Sympatico. The Italian word meaning 'sympathetic' perfectly captures the spirit of India Calling, Anand Giridharadas' book on how a civilisation riddled with ancient faults is transforming itself into a modern, market-based economy. The tone pervades the book;gone is the enigma of VS Naipaul's arrival into 'an area of darkness'. Absent is the sarcasm of Pankaj Mishra traveling through liberalising India, finding 'butter chicken in Ludhiana' an apt allegory for the greed encountered. By contrast, Giridharadas is expansive in his acceptance, linked directly with the changes he picks up on and where he himself is coming from.

The author grew up in America where his parents discovered 'the community as family', not the other way around. He writes of a life of liberty, meals eaten over jazz, his father, unthinkable for an Indian man, helping with the washing-up, relatives enjoying individual space. He lets slip anomalies (his mother insisting he make his own Halloween costume marking 'Indian thrift' ) and never mentions race. He enjoyed a sense of superiority over his Indian relations, visiting a country that seemed 'frozen in poverty' and hollow tradition. He then describes his shock when, moving to India in 2003, he finds the country hurtling through time, space and emotion towards a new avatar. It is this sense of change, liberating, exciting and unknown, that he tries to capture.
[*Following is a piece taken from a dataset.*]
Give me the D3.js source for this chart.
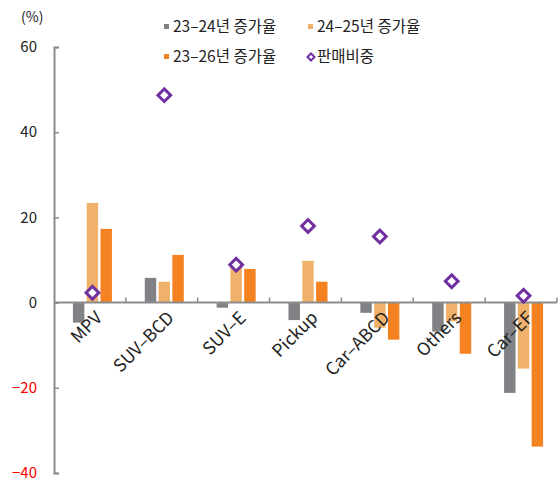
<!DOCTYPE html>
<html>
<head>
<meta charset="utf-8">
<title>차급별 증가율</title>
<style>
  body { margin: 0; background: #fff; }
  text { font-family: "Noto Sans CJK KR", "Noto Sans", sans-serif; }
</style>
</head>
<body>
<div id="chart"></div>
<script src="https://d3js.org/d3.v7.min.js"></script>
<script>
// categories and values
var categories = ["MPV", "SUV-BCD", "SUV-E", "Pickup", "Car-ABCD", "Others", "Car-EF"];
var growth2324 = [-4.7, 5.8, -1.2, -4.1, -2.4, -6.8, -21.2];
var growth2425 = [23.4, 4.9, 9.3, 9.8, -5.9, -4.4, -15.5];
var growth2326 = [17.3, 11.2, 7.9, 4.9, -8.7, -12.0, -33.8];
var salesShare = [2.3, 48.7, 8.9, 18.0, 15.5, 5.0, 1.6];
var yTicks = [60, 40, 20, 0, -20, -40];

var seriesNames = ["23-24년 증가율", "24-25년 증가율", "23-26년 증가율"];
var seriesColors = ["#808285", "#F0B26B", "#F58220"];
var shareName = "판매비중";
var shareColor = "#7030A0";

var W = 558, H = 479;
var plotL = 54, plotR = 557, plotT = 47, plotB = 473;

var svg = d3.select("#chart").append("svg")
    .attr("width", W)
    .attr("height", H);

var x = d3.scaleBand().domain(categories).range([plotL, plotR]);
var y = d3.scaleLinear().domain([-40, 60]).range([plotB, plotT]);
// offsets of the three bars inside a category
var xs = d3.scaleBand().domain([0, 1, 2]).range([-19.5, 19.5]).paddingInner(0.17);
var shift = 2.5;

var rows = [growth2324, growth2425, growth2326];

// bars
rows.forEach(function (vals, si) {
    svg.append("g").selectAll("rect")
        .data(vals)
        .enter().append("rect")
        .attr("x", function (d, i) { return x(categories[i]) + x.bandwidth() / 2 + shift + xs(si); })
        .attr("y", function (d) { return y(Math.max(0, d)); })
        .attr("width", xs.bandwidth())
        .attr("height", function (d) { return Math.abs(y(d) - y(0)); })
        .attr("fill", seriesColors[si]);
});

// y axis
var yAxis = svg.append("g")
    .attr("transform", "translate(" + plotL + ",0)")
    .call(d3.axisRight(y).tickValues(yTicks).tickSize(5).tickFormat(""));
yAxis.select(".domain").attr("stroke", "#8c8c8c").attr("stroke-width", 2);
yAxis.selectAll(".tick line").attr("stroke", "#8c8c8c").attr("stroke-width", 1.5);

svg.append("g").selectAll("text")
    .data(yTicks)
    .enter().append("text")
    .attr("x", 37)
    .attr("y", function (d) { return y(d); })
    .attr("dy", "0.35em")
    .attr("text-anchor", "end")
    .attr("font-size", 15)
    .attr("fill", function (d) { return d < 0 ? "#FF0000" : "#222"; })
    .text(function (d) { return d < 0 ? "\u2212" + Math.abs(d) : d; });

svg.append("text")
    .attr("x", 21).attr("y", 22)
    .attr("font-size", 14)
    .attr("fill", "#222")
    .text("(%)");

// x axis at zero
var xAxis = svg.append("g")
    .attr("transform", "translate(0," + y(0) + ")");
xAxis.append("line")
    .attr("x1", plotL).attr("x2", plotR)
    .attr("stroke", "#8c8c8c").attr("stroke-width", 2);
xAxis.selectAll(".tk")
    .data(categories)
    .enter().append("line")
    .attr("x1", function (d) { return x(d) + x.bandwidth(); })
    .attr("x2", function (d) { return x(d) + x.bandwidth(); })
    .attr("y1", 0).attr("y2", -5)
    .attr("stroke", "#8c8c8c").attr("stroke-width", 1.5);

// category labels
svg.append("g").selectAll("text")
    .data(categories)
    .enter().append("text")
    .attr("transform", function (d) {
        return "translate(" + (x(d) + x.bandwidth() / 2 + 9) + "," + (y(0) + 12) + ") rotate(-45)";
    })
    .attr("text-anchor", "end")
    .attr("dy", "0.35em")
    .attr("font-size", 17.5)
    .attr("fill", "#222")
    .text(function (d) { return d.replace("-", "\u2013"); });

// sales share diamonds
svg.append("g").selectAll("rect")
    .data(salesShare)
    .enter().append("rect")
    .attr("x", -4.5).attr("y", -4.5)
    .attr("width", 9).attr("height", 9)
    .attr("transform", function (d, i) {
        return "translate(" + (x(categories[i]) + x.bandwidth() / 2 + shift) + "," + y(d) + ") rotate(45)";
    })
    .attr("fill", "#fff")
    .attr("stroke", shareColor)
    .attr("stroke-width", 3);

// legend
var legendItems = [
    { name: seriesNames[0], color: seriesColors[0], x: 164, y: 27 },
    { name: seriesNames[1], color: seriesColors[1], x: 308, y: 27 },
    { name: seriesNames[2], color: seriesColors[2], x: 164, y: 57 },
    { name: shareName, color: shareColor, x: 308, y: 57, diamond: true }
];
var lg = svg.append("g").selectAll("g")
    .data(legendItems)
    .enter().append("g")
    .attr("transform", function (d) { return "translate(" + d.x + "," + d.y + ")"; });
lg.filter(function (d) { return !d.diamond; }).append("rect")
    .attr("x", 0).attr("y", -3).attr("width", 5).attr("height", 5)
    .attr("fill", function (d) { return d.color; });
lg.filter(function (d) { return d.diamond; }).append("rect")
    .attr("x", -2.5).attr("y", -2.5).attr("width", 5).attr("height", 5)
    .attr("transform", "translate(3,0) rotate(45)")
    .attr("fill", "#fff")
    .attr("stroke", function (d) { return d.color; })
    .attr("stroke-width", 2);
lg.append("text")
    .attr("x", 9)
    .attr("dy", "0.35em")
    .attr("font-size", 15.5)
    .attr("fill", "#222")
    .text(function (d) { return d.name.replace(/-/g, "\u2013"); });
</script>
</body>
</html>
And does so commendably, particularly in a section that focuses on caste but calls itself, in Giridharadas' polite manner, 'Ambition' instead. Analysing how a mêlange of markets, commodities and reality TV favourably impacted the life of Ravindra, Giridharadas feelingly outlines the discriminations a poor, lower-caste Indian faces - not having sandals to wear or a bicycle to ride, eating the last at weddings. After that, the freedom of becoming a commercial speaker is heady and Giridharadas can hardly blame Ravindra for ignoring his love-life to build a pukka house and an even more pukka reputation. Through personalised anecdotes, Giridharadas delineates continuities, mentioning the treatment of servants with particular sensitivity. He discusses shifts in Indian understandings of time (previously to be endured, now conquered), money and space. There is sketchiness too, such as when he vividly recounts meetings with Mukesh Ambani but skims over issues of corporate corruption lightly, dwelling instead on the Ambani charisma, mentioning how the group's success reflects new middle class morality, 'family values' getting around an 'inflexible' state.
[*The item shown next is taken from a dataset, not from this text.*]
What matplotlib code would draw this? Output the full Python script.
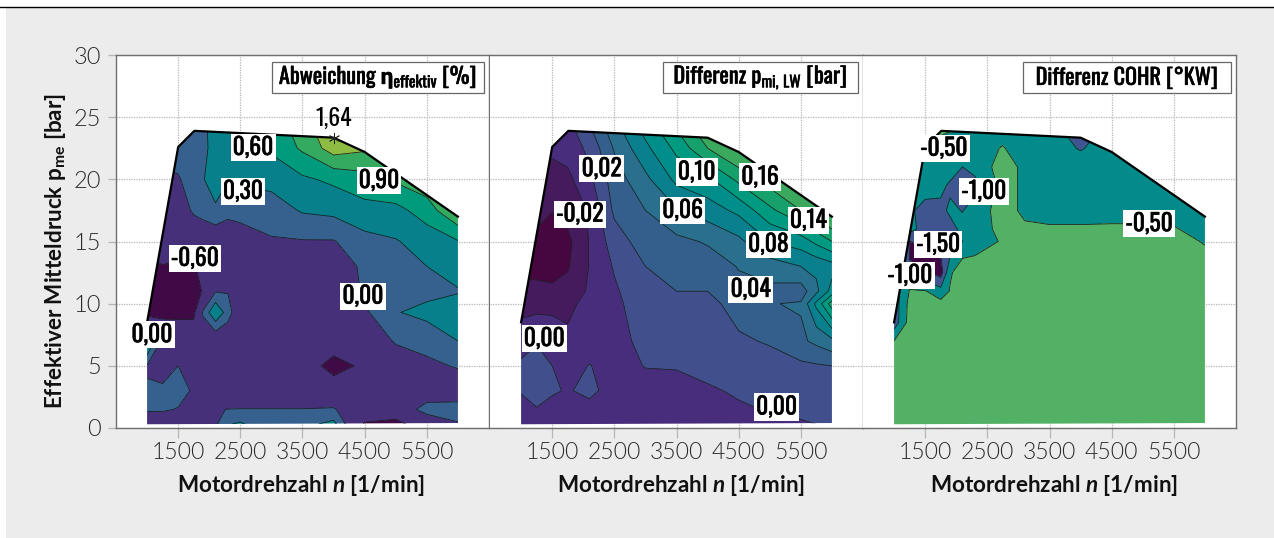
import matplotlib
matplotlib.use('Agg')
import matplotlib.pyplot as plt
import matplotlib.patheffects as pe
import numpy as np
from matplotlib.patches import Polygon, Rectangle

W, H = 1274, 538
narrow = ['Oswald', 'Roboto', 'DejaVu Sans']
plain = ['Lato', 'DejaVu Sans']

plt.rcParams['mathtext.fontset'] = 'custom'
plt.rcParams['mathtext.rm'] = 'Oswald:medium'
plt.rcParams['mathtext.it'] = 'Lato:italic:bold'
plt.rcParams['mathtext.bf'] = 'Lato:bold'
plt.rcParams['mathtext.cal'] = 'Roboto:bold'
plt.rcParams['mathtext.fallback'] = 'stixsans'

# Kennfeld-Grenze
edge_n = [1000, 1000, 1500, 1760, 4000, 4500, 6000, 6000]
edge_p = [0.3, 8.5, 22.6, 23.9, 23.35, 22.2, 17.0, 0.4]

# Panel 1: Abweichung Wirkungsgrad
n1 = [1000, 1250, 1500, 1750, 1900, 2100, 2300, 2500, 3000, 3500, 4000, 4500, 5000, 5500, 6000]
p1 = [0.3, 1.5, 3, 5, 7, 9.3, 11, 13, 15, 17.5, 20, 22.5, 24.5]
z1 = [
    [-.30, -.30, -.30, -.30, -.30, -.05, .28, .35, .05, .20, .40, -.65, -.75, -.30, -.02],
    [.05, .05, -.02, -.25, -.25, -.02, .005, .01, .01, .01, .03, -.30, -.30, .15, .10],
    [.02, .12, .15, -.05, -.28, -.30, -.30, -.30, -.30, -.30, -.30, -.30, -.30, -.25, -.15],
    [-.02, -.30, .00, -.25, -.30, -.30, -.30, -.30, -.30, -.30, -.80, -.50, -.25, -.05, .02],
    [.70, -.10, -.30, -.30, -.30, -.30, -.30, -.30, -.30, -.30, -.30, -.30, .04, .08, .30],
    [-.80, -.75, -.70, -.70, .05, .58, .15, -.30, -.30, -.30, -.30, -.05, .28, .40, .45],
    [-.80, -.80, -.85, -.85, -.55, -.02, -.02, -.30, -.30, -.30, -.30, .05, .12, .20, .28],
    [-.80, -.62, -.70, -.65, -.45, -.25, -.25, -.25, -.30, -.30, -.30, .10, .15, .30, .42],
    [-.30, -.30, -.30, -.30, -.28, -.25, -.20, -.15, -.03, -.02, -.02, .20, .28, .42, .58],
    [-.30, -.30, -.20, .05, .12, .22, .08, .10, .15, .33, .38, .50, .50, .75, 1.20],
    [-.10, -.10, -.03, .15, .27, .55, .32, .35, .40, .55, .66, .78, .95, 1.10, 1.40],
    [.15, .15, .15, .20, .20, .45, .50, .55, .65, .95, 1.35, 1.25, 1.30, 1.30, 1.40],
    [.15, .15, .15, .20, .25, .40, .60, .70, .80, 1.00, 1.70, 1.60, 1.50, 1.40, 1.40],
]
levels1 = [-0.9, -0.6, 0, 0.3, 0.6, 0.9, 1.2, 1.8]
colors1 = ['#3f0a45', '#46307a', '#36608d', '#07808c', '#009a7c', '#33aa5f', '#8cbc42']

# Panel 2: Differenz Ladungswechsel
n2 = [1000, 1250, 1500, 1750, 2100, 2500, 3000, 3500, 4000, 4500, 5000, 5500, 5750, 6000]
p2 = [0.3, 1.5, 3, 5, 7, 10, 11, 13, 15, 17.5, 20, 22.5, 24.5]
z2 = [
    [-.010, -.010, -.010, -.010, -.010, -.010, -.010, -.010, -.008, -.008, -.005, -.002, .000, .001],
    [-.010, -.001, -.008, -.010, -.008, -.010, -.010, -.008, -.005, -.002, .001, .004, .005, .006],
    [.002, .008, .003, -.002, .006, -.010, -.010, -.005, -.002, .002, .008, .010, .011, .012],
    [.002, .010, .000, -.010, .001, -.010, .001, .001, .005, .010, .012, .016, .018, .020],
    [-.005, -.002, -.005, -.015, -.012, -.010, .008, .008, .010, .017, .022, .036, .045, .055],
    [-.030, -.027, -.027, -.026, -.012, -.005, .012, .013, .014, .028, .039, .042, .085, .130],
    [-.035, -.035, -.035, -.033, -.017, -.003, .015, .020, .020, .035, .035, .030, .055, .088],
    [-.045, -.046, -.050, -.042, -.019, .002, .020, .028, .030, .041, .050, .060, .065, .072],
    [-.045, -.048, -.055, -.045, -.019, .010, .030, .035, .042, .055, .080, .090, .105, .120],
    [-.030, -.030, -.039, -.032, -.018, .024, .040, .058, .070, .085, .115, .140, .155, .170],
    [-.030, -.025, -.030, -.025, -.005, .030, .055, .085, .095, .125, .150, .170, .180, .180],
    [-.020, -.015, -.015, -.012, .005, .042, .075, .105, .140, .165, .180, .180, .180, .180],
    [-.010, -.010, -.010, -.005, .020, .055, .090, .125, .160, .180, .180, .180, .180, .180],
]
levels2 = [-0.06, -0.04, -0.02, 0, 0.02, 0.04, 0.06, 0.08, 0.10, 0.12, 0.14, 0.16, 0.18]
colors2 = ['#46063f', '#451b5e', '#472d7b', '#414f8c', '#345f8d', '#2a708e', '#0a7f8e',
           '#008e8a', '#009a80', '#15a06c', '#3aa85d', '#60b352']

# Panel 3: Differenz COHR
n3 = [1000, 1250, 1500, 1750, 1900, 2100, 2300, 2750, 3100, 3500, 4000, 4500, 5000, 5500, 6000]
p3 = [0.3, 5, 7, 8.5, 10, 11, 12.5, 13.5, 15, 16, 17.5, 19.5, 21, 22.5, 24.5]
z3 = [
    [-.25, -.25, -.25, -.25, -.25, -.25, -.25, -.25, -.25, -.25, -.25, -.25, -.25, -.25, -.25],
    [-.25, -.25, -.25, -.25, -.25, -.25, -.25, -.25, -.25, -.25, -.25, -.25, -.25, -.25, -.25],
    [-.50, -.25, -.25, -.25, -.25, -.25, -.25, -.25, -.25, -.25, -.25, -.25, -.25, -.25, -.25],
    [-1.3, -.30, -.25, -.25, -.25, -.25, -.25, -.25, -.25, -.25, -.25, -.25, -.25, -.25, -.25],
    [-1.3, -.35, -.30, -.35, -.28, -.25, -.25, -.25, -.25, -.25, -.25, -.25, -.25, -.25, -.25],
    [-1.3, -.47, -.47, -.80, -.47, -.27, -.25, -.25, -.25, -.25, -.25, -.25, -.25, -.25, -.25],
    [-1.3, -.80, -1.4, -1.75, -.55, -.30, -.25, -.25, -.25, -.25, -.25, -.25, -.25, -.25, -.25],
    [-1.0, -1.5, -1.7, -1.55, -.95, -.45, -.42, -.30, -.25, -.25, -.25, -.25, -.25, -.25, -.30],
    [-1.0, -1.52, -1.3, -1.25, -1.25, -1.0, -.75, -.45, -.25, -.25, -.25, -.25, -.25, -.25, -.55],
    [-.80, -.80, -1.25, -1.25, -1.2, -.85, -.75, -.35, -.42, -.42, -.42, -.40, -.40, -.45, -.75],
    [-.80, -.90, -1.2, -1.15, -.90, -1.02, -.75, -.30, -.60, -.75, -.75, -.75, -.75, -.75, -.75],
    [-.80, -.80, -.75, -.85, -1.1, -1.6, -1.2, -.30, -.60, -.75, -.75, -.75, -.75, -.75, -.75],
    [-.80, -.75, -.75, -.70, -.70, -1.0, -.80, -.30, -.60, -.75, -.75, -.75, -.75, -.75, -.75],
    [-.75, -.75, -.75, -.70, -.70, -.75, -.70, -.47, -.75, -.75, -1.04, -.75, -.75, -.75, -.75],
    [-.75, -.60, -.45, -.30, -.40, -.60, -.75, -.75, -.75, -.75, -1.7, -.75, -.75, -.75, -.75],
]
levels3 = [-2.0, -1.5, -1.0, -0.5, 0.0]
colors3 = ['#3f0845', '#3f5590', '#038a8a', '#52b165']

# Beschriftungen im Feld
labels1 = [('0,60', 2704, 22.56), ('0,30', 2543, 19.03), ('0,90', 4730, 19.9),
           ('-0,60', 1771, 13.64), ('0,00', 4473, 10.6), ('0,00', 1079, 7.5)]
labels2 = [('0,02', 2297, 20.85), ('-0,02', 1948, 17.2), ('0,10', 3824, 20.58),
           ('0,06', 3599, 17.5), ('0,16', 4843, 20.18), ('0,14', 5620, 16.7),
           ('0,08', 4977, 14.77), ('0,04', 4693, 11.15), ('0,00', 1373, 7.19),
           ('0,00', 5111, 1.69)]
labels3 = [('-0,50', 1803, 22.5), ('-1,00', 2446, 19.03), ('-1,50', 1711, 14.77),
           ('-1,00', 1256, 12.27), ('-0,50', 5105, 16.43)]

titles = [r'Abweichung $\mathcal{η}_{\mathregular{effektiv}}$ [%]',
          r'Differenz $\mathregular{p_{mi,\,LW}}$ [bar]',
          'Differenz COHR [°KW]']
title_boxes = [(272, 62, 212, 31), (663, 62, 195, 31), (1023, 62, 208, 31)]
lefts = [116, 490, 863]
xlabel_x = [0.495, 0.512, 0.511]
fat = [pe.withStroke(linewidth=0.4, foreground='black')]

fig = plt.figure(figsize=(W / 100, H / 100), dpi=100, facecolor='white')

# grauer Hintergrund und Linie oben
fig.add_artist(Rectangle((6 / W, 0), 1 - 6 / W, 1 - 7 / H, transform=fig.transFigure,
                         facecolor='#ececec', edgecolor='none', zorder=-5))
fig.add_artist(plt.Line2D([0, 1], [1 - 6.5 / H] * 2, transform=fig.transFigure,
                          color='black', lw=1.0, zorder=-4))

panels = [(n1, p1, z1, levels1, colors1, labels1),
          (n2, p2, z2, levels2, colors2, labels2),
          (n3, p3, z3, levels3, colors3, labels3)]

for i, (n, p, z, lev, cols, labs) in enumerate(panels):
    ax = fig.add_axes([lefts[i] / W, 1 - 428 / H, 373 / W, 373 / H])
    ax.set_xlim(500, 6500)
    ax.set_ylim(0, 30)
    ax.set_facecolor('white')
    ax.grid(True, color='#b5b5b5', linestyle=(0, (1, 1)), linewidth=0.9)
    ax.set_axisbelow(True)

    outline = Polygon(list(zip(edge_n, edge_p)), closed=True, transform=ax.transData,
                      facecolor='none', edgecolor='none')
    ax.add_patch(outline)
    cf = ax.contourf(n, p, np.array(z), levels=lev, colors=cols, zorder=2)
    cl = ax.contour(n, p, np.array(z), levels=lev[1:-1], colors='#1a1a1a', linewidths=0.55,
                    linestyles='solid', zorder=3)
    cf.set_clip_path(outline)
    cl.set_clip_path(outline)
    ax.plot(edge_n[1:7], edge_p[1:7], color='black', lw=1.6, zorder=4, solid_joinstyle='round')

    for txt, x, y in labs:
        ax.text(x, y, txt, ha='center', va='center', family=narrow, fontsize=17, color='black',
                zorder=6, path_effects=fat,
                bbox=dict(facecolor='white', edgecolor='none', pad=1.5))

    for s in ax.spines.values():
        s.set_color('#6e6e6e')
        s.set_linewidth(1.0)
    ax.spines['left'].set_visible(i == 0)
    ax.set_xticks([1500, 2500, 3500, 4500, 5500])
    ax.set_yticks(range(0, 31, 5))
    ax.tick_params(axis='x', length=7, color='#b5b5b5', width=0.9, labelsize=16.5,
                   labelcolor='#2a2a2a', pad=3)
    ax.tick_params(axis='y', length=6 if i == 0 else 0, color='#b5b5b5', width=0.9, labelsize=17,
                   labelcolor='#2a2a2a', pad=5, labelleft=(i == 0))
    for t in ax.get_xticklabels() + ax.get_yticklabels():
        t.set_family(plain)
        t.set_weight(300)

    ax.set_xlabel(r'Motordrehzahl $\mathit{n}$ [1/min]', family=plain, weight='bold',
                  fontsize=16.2, labelpad=7, color='#111111', x=xlabel_x[i])

    # Titelkasten
    bx, by, bw, bh = title_boxes[i]
    fig.add_artist(Rectangle((bx / W, 1 - (by + bh) / H), bw / W, bh / H, transform=fig.transFigure,
                             facecolor='white', edgecolor='#666666', lw=0.9, zorder=7))
    fig.text((bx + bw / 2) / W, 1 - (by + bh / 2) / H, titles[i], ha='center', va='center',
             family=narrow, fontsize=16, zorder=8, path_effects=fat)

# Stern am Maximum
ax0 = fig.axes[0]
ax0.plot([4000], [23.35], marker=(6, 2, 0), color='#222222', ms=8, mew=0.6, zorder=5)
ax0.text(4007, 24.9, '1,64', ha='center', va='center', family=narrow, fontsize=17, zorder=6)

ax0.set_ylabel(r'Effektiver Mitteldruck $\mathbf{p_{me}}$ [bar]', family=plain, weight='bold',
               fontsize=16.2, color='#111111')
ax0.yaxis.set_label_coords(-0.13, 0.475)

fig.savefig('out.png', dpi=100)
Despite overlooking what liberalisation means to those whose lands are snatched or environments destroyed, Giridharadas offers interesting analyses. He discusses how India's 'revolution' has been one of refusing to know one's 'place', in caste, spatial or economic terms. This is a revolution of movement, breaking with an unmoving past, forging towards a new future. This makes it similar to his family's story of migration. Perhaps that makes his tone sympathetic.